= Benjamin Hanbury =

English nonconformist historian (1778–1864)

Benjamin Hanbury (13 May 1778 – 12 January 1864) was an English nonconformist historian.

==Life==
Hanbury was born in Wolverhampton on 13 May 1778. Most of his education was received from his uncle, the Rev. Dr. John Humphrys, pastor of Union Street congregation, Southwark, who later became principal of Mill Hill School. For a time he was engaged in a retail business; then in June 1803, through the influence of Ebenezer Maitland, he obtained a post in the Bank of England, and remained there till 1859.

Hanbury became one of the deacons at Union Street on 2 May 1819, and held office till 1857, when he moved to Clapham, and then to Brixton. For more than 30 years he was one of the 'Dissenting Deputies", who protected the political rights of nonconformist bodies; and he entered the debate on church establishments which followed the repeal of the Test Act and Corporation Act in 1828. He was a member of Society for Promoting Ecclesiastical Knowledge, instituted for the publication of works bearing on nonconformist theories.

On the formation (1831) of the Congregational Union of England and Wales, Hanbury became its treasurer, and held the post for the rest of his life. He died on 12 January 1864 at his residence, 16 Gloucester Villas, Brixton, and was buried on 19 January in Norwood cemetery.

==Works==
Hanbury published:

- ‘Extracts from the Diary … of Mr. Joseph Williams,’ 1815. He was a great-grandson of Joseph Williams of Kidderminster was his great-grandfather. The diary was much commended by Hannah More.
- ‘An Historical Research concerning the most ancient Congregational Church in England … Union Street, Southwark,’ 1820.
- ‘Historical Memorials relating to the Independents … from their Rise to the Restoration,’ 1839–44, 3 vols. Includes documents illustrating the rise of nonconformity.
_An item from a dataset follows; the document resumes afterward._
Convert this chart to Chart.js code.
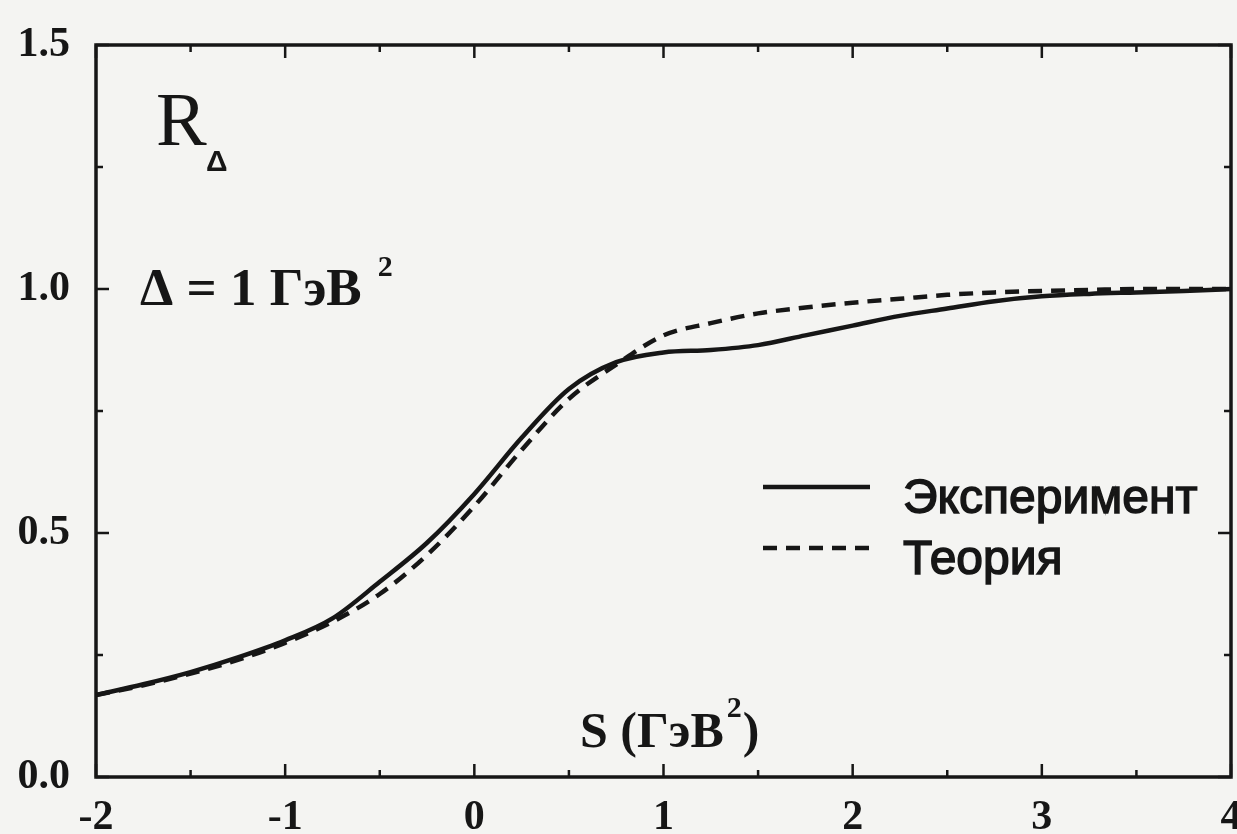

He edited Richard Hooker's Ecclesiastical Polity (1830, 3 vols), including notes and Isaak Walton's Life. For the "Library of Ecclesiastical Knowledge", he wrote a short life (1831) of John Calvin.

==Family==
He was the son of Rebecca Humphries and John Hanbury, of a family of stuff weavers long settled in Kidderminster, Worcestershire. On 18 September 1801 Hanbury married his relative, Phœbe Lea (d. 1824) of Kidderminster, by whom he had a son (d. 1836) and a daughter, who survived him.